Looking into the future #

Support for efficient batch execution in the DataStream API was introduced in Flink 1.12 as a first step towards achieving a truly unified runtime for both batch and stream processing. This is not the end of the story yet! The community is still working on some optimizations and exploring more use cases that can be enabled with this new mode.

One of the first efforts we want to finalize is providing world-class support for transactional sinks in both execution modes, for bounded and unbounded streams. An experimental API for transactional sinks was already introduced in Flink 1.12, so we’re working on stabilizing it and would be happy to hear feedback about its current state!

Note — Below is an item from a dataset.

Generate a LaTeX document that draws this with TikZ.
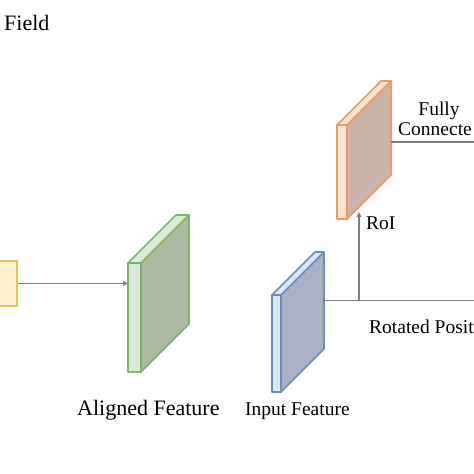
\documentclass[tikz,border=0pt]{standalone}
\usepackage{fontspec}
\setmainfont{Liberation Serif}
\usetikzlibrary{arrows.meta}

\definecolor{linegray}{HTML}{7F7F7F}
\definecolor{grnedge}{HTML}{82B366}
\definecolor{grnlight}{HTML}{D9EBD6}
\definecolor{grndark}{HTML}{ADBBA5}
\definecolor{bluedge}{HTML}{6C8EBF}
\definecolor{blulight}{HTML}{DAE6F8}
\definecolor{bludark}{HTML}{A9B2C3}
\definecolor{orgedge}{HTML}{EB9A62}
\definecolor{orglight}{HTML}{FCE3D3}
\definecolor{orgdark}{HTML}{C9B4A9}
\definecolor{ylwedge}{HTML}{E6C25A}
\definecolor{ylwlight}{HTML}{FFF2CC}

\tikzset{
  link/.style={draw=linegray, line width=1.6pt},
  tip/.style={-{Triangle[length=5pt,width=4.5pt]}},
  lbl/.style={inner sep=0pt, anchor=base west},
  bigtxt/.style={font=\fontsize{22}{26}\selectfont},
  smalltxt/.style={font=\fontsize{19.5}{23}\selectfont},
  ybox/.style={draw=ylwedge, fill=ylwlight, line width=1.6pt,
    minimum width=24pt, minimum height=45pt, inner sep=0pt},
}

% feature map slab: name, x, y, strip width, height, depth, edge, light, dark
\newcommand{\featmap}[9]{%
  \draw[#7, fill=#9, line width=1.6pt, line join=round]
    (#2+#4,#3) -- ++(#6,-#6) -- ++(0,#5) -- ++(-#6,#6) -- cycle;
  \draw[#7, fill=#8, line width=1.6pt, line join=round]
    (#2,#3) -- ++(#6,-#6) -- ++(#4,0) -- ++(-#6,#6) -- cycle;
  \draw[#7, fill=#8, line width=1.6pt, line join=round]
    (#2,#3) rectangle ++(#4,#5);
  \coordinate (#1-nw) at (#2,#3);
  \coordinate (#1-sw) at (#2,#3+#5);
  \coordinate (#1-ne) at (#2+#4+#6,#3-#6);
  \coordinate (#1-e) at (#2+#4+#6,#3-#6+#5/2);
}

\begin{document}
\begin{tikzpicture}[x=1pt,y=-1pt]
  \useasboundingbox (0,0) rectangle (474,474);
  % feature maps
  \featmap{green}{128}{263}{13}{109}{48}{grnedge}{grnlight}{grndark}
  \featmap{blue}{272}{295}{9}{97}{43}{bluedge}{blulight}{bludark}
  \featmap{orange}{337}{125}{10}{94}{44}{orgedge}{orglight}{orgdark}
  \node[ybox] (agg) at (5,283.5) {};
  % connectors
  \draw[link,tip] (agg.east) -- (agg.east -| green-nw);
  \path (blue-e) ++(35,0) coordinate (split);
  \coordinate (rpend) at (480,300.5);
  \coordinate (roitip) at (359,212);
  \draw[link] (blue-e) -- (rpend);
  \draw[link,tip] (split) -- (roitip);
  \coordinate (fcout) at ([yshift=-61pt]orange-ne);
  \coordinate (fcend) at (480,142);
  \draw[link] (fcout) -- (fcend);
  % labels
  \node[lbl,bigtxt] (field) at (4,30) {Field};
  \node[lbl,bigtxt] (aligned) at (77,415) {Aligned Feature};
  \node[lbl,smalltxt] (input) at (245,415) {Input Feature};
  \node[lbl,smalltxt] (roi) at (366,229) {RoI};
  \node[lbl,smalltxt] (rotpos) at (369,333) {Rotated Posit};
  \node[smalltxt,inner sep=0pt,anchor=base] (fully) at (439,115) {Fully};
  \node[lbl,smalltxt] (connecte) at (398,135) {Connecte};
\end{tikzpicture}
\end{document}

We are also thinking how the two modes can be brought closer together and benefit from each other. A common pattern that we hear from users is bootstrapping state of a streaming job from a batch one. There are two somewhat different approaches we are considering here:

1. Having a mixed graph, where one of the branches would have only bounded sources and the other would reflect the unbounded part — you can think of such a graph as effectively two separate jobs. The bounded part would be executed first and sink into the state of a common vertex of the two parts. This jobs’ purpose would be to populate the state of the common operator. Once that job is done, we could proceed to running the unbounded part.

2. Another approach is to run the exact same program first on the bounded data. However, this time we wouldn’t assume completeness of the job; instead, we would produce the state of all operators up to a certain point in time and store it as a savepoint. Later on, we could use the savepoint to start the application on the unbounded data.

Lastly, to achieve feature parity with the DataSet API (Flink’s legacy API for batch-style execution), we are looking into the topic of iterations and how to meet the different usage patterns depending on the mode. In STREAMING mode, iterations serve as a loopback edge, but we don’t necessarily need to keep track of the iteration step. On the other hand, the iteration generation is vital for Machine Learning (ML) algorithms, which are the primary use case for iterations in BATCH mode.

Have you tried the new BATCH execution mode in the DataStream API? How was your experience? We are happy to hear your feedback and stories!